La particularité du ‘’Koui’’, du ‘’Dji’’ et du ‘’Golouai’’
Dans leur ouvrage, Oulaté Maurice et Tiabas Houlaï Bernard révèlent que le ‘’Koui’’ est le ‘’masque’’ le plus grand dans l’ordre de commandement du cercle mystique des Wê parce qu’il est hyper puissant. « Quand ils sortent pendant les cérémonies exceptionnelles, par exemple les funérailles de chefs coutumiers, la population se cache dans les maisons car aucun néophyte n’a le droit de les voir au risque d’être victime d’une malédiction », renchérit le commissaire général du ‘’Wê festival’’ de Bangolo, Ambroise Bionao.
Le ‘’Dji’’ signifie ‘’masque-panthère’’. Il exécute une danse particulière en imitant la démarche de la panthère, ce fauve qui fait preuve d’une grande patience pour s’approcher de sa proie avant l’assaut final et qui attrape sa victime avec les pattes et griffes dressées. Pour être un ‘’Dji’’, il faut avoir participé à une séance d’initiation de longue durée dans une forêt sacrée.
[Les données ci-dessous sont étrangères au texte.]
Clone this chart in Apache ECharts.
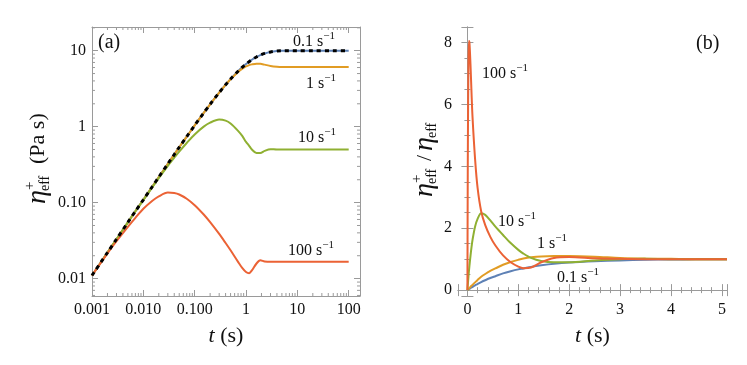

Dans la tradition Wê, on note la présence d’un ‘’Gla’’ féminin appelé ‘’Golouai’’. Son accoutrement ne comporte aucune palme ni de statuette mais sa parure est faite de kaolin qui permet de ne pas l’identifier. « Un rite mystique se cache derrière leur sortie, mystère que l’on ne peut dévoiler ici », fait savoir dame Josiane Guéhoué.
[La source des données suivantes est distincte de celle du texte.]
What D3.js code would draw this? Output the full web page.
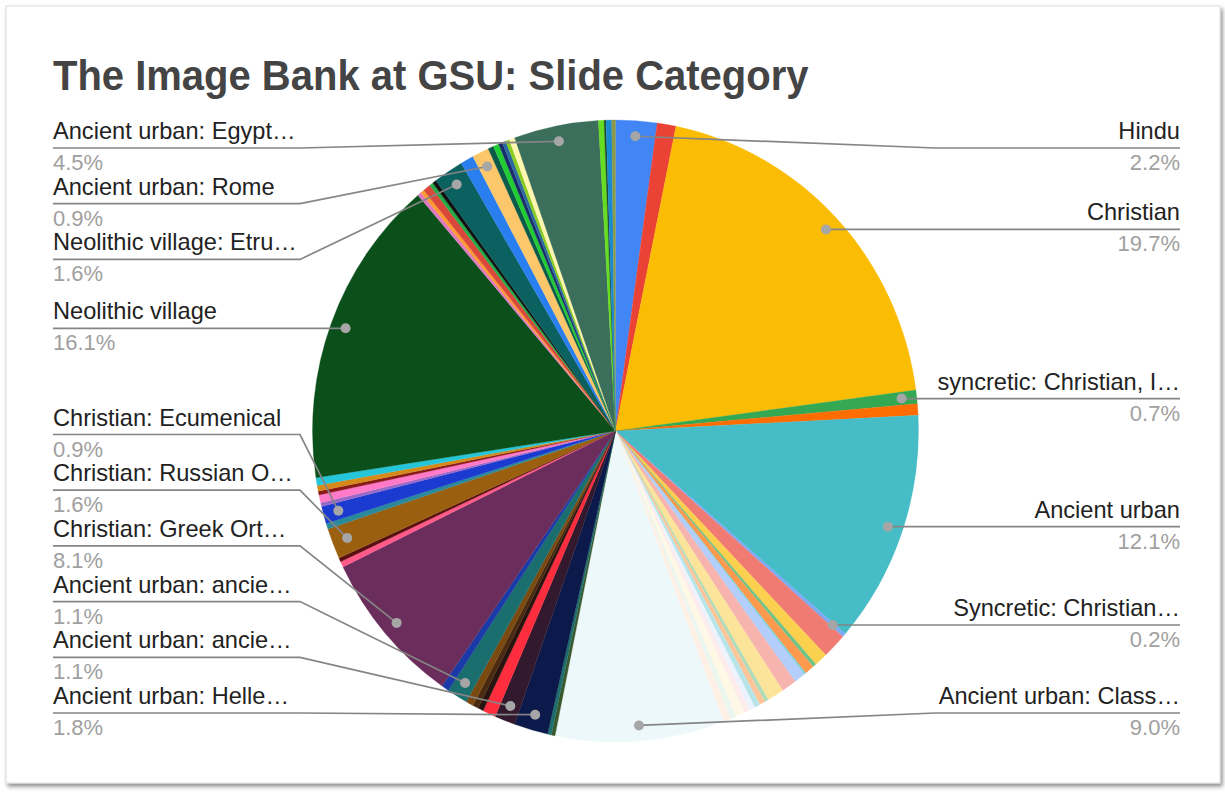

La culture du masque est, en somme, indéfectible de la société des peuples Wê car c’est une société d’initiation à l’instar du ‘’Poro’’ chez les Sénoufo (issus du Nord ivoirien). C’est une culture qui est non seulement un mystère pour l’œil ordinaire mais qui a aussi un caractère culturel. Les ‘’Glaé’’ attirent plusieurs visiteurs et touristes dans les villages du Guémon et du Cavally lors des festivals.
Malgré la modernisation des sociétés africaines sous l’impulsion d’une occidentalisation avec son corolaire de christianisation, le ‘’Gla’’ reste vivant dans l’esprit du monde Wê. Les ‘’Glaé’’ ont même inspiré le professeur Sompohi Bayard, père de la théorie de la Gothimascologie, une science qui veut révéler la place du masque africain dans la chrétienté de source exotique. Cette théorie s’exporte à l’international.